Language reveals the prevalence of metaphor.  Discussions where two people hold different opinions are referred to with war metaphors.  People stand their ground, or defend their position, etc.  It’s hard to know how these metaphors affect our perception of the world and might open up or limit our thinking.

Speaking of limiting, there are two common metaphors I think limit us in subtle but powerful ways.  The first is the chain metaphor.  The old adage is that a chain is only as strong as its weakest link.  This metaphor is in the back of our minds in team settings, or organizations.  When you think about it, it’s a pretty bad metaphor, except for in unhealthy hierarchies.  It’s meant as a kind of reminder of our equality, so we don’t forget to help the weakest of our number lest we all get dragged down.  It has some value in this sense, but it also implies linear relationships and uniformity among individuals.  We are not links in a chain.  On our various social scenes we are more like nodes in a network.  If one node is weak or broken, the network can adjust and reroute information to the others.  It’s a distributed, indestructible series of interlacing webs.  If your organization truly is like a chain, that’s a pretty risky setup that puts way too much pressure on every participant.  Networks, on the other hand, are nimble, open-ended, adaptive, and allow for experimentation.
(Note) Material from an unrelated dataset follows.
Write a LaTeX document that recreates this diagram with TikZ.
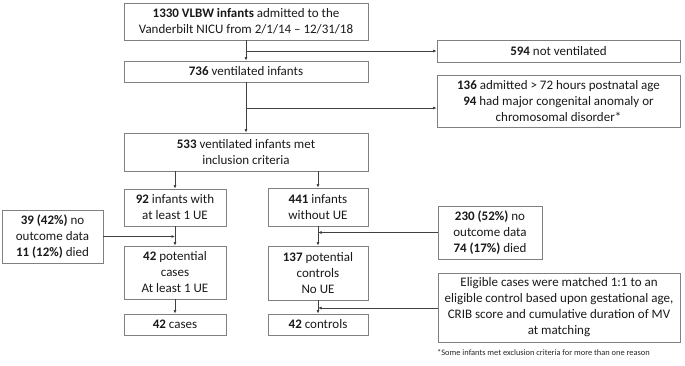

The second common metaphor I find limiting is based on the pie chart.  We love pie charts.  They seem scientific, plus they look like pie.  When visualizing where resources reside and contemplating ratios, the pie metaphor is in the back of our minds.  This is useful in a static world, but can be pretty detrimental in the dynamic world of the real.  The most obvious example is worldwide wealth.  Worry over who “controls” what percent of wealth is rooted in the pie metaphor.  If they have a lot, others must have little, and this must be bad.  But wealth moves quickly, and in a market, it can be created.  In fact, the only way to accumulate wealth is to create it for others.  So for one person to get more, someone else must also get more.  Transfers like theft and taxation are the only ways of getting wealth that do not create more for others.  This metaphor limits us in ways beyond just our macroeconomic thinking.  The pie tends to make us possessive and protective of ideas, or even happiness.  We’re afraid to openly share our thoughts and we worry that if others rise and gain popularity, wealth, success, etc. that must be bad for us.  It’s an unhappy metaphor that can turn us into envious, paranoid cranks.

I don’t think any metaphor is good or bad.  They are tools and can be more and less useful in various situations.  But I wonder how much we could improve our lives by occasionally examining the latent metaphors we use to make sense of the world?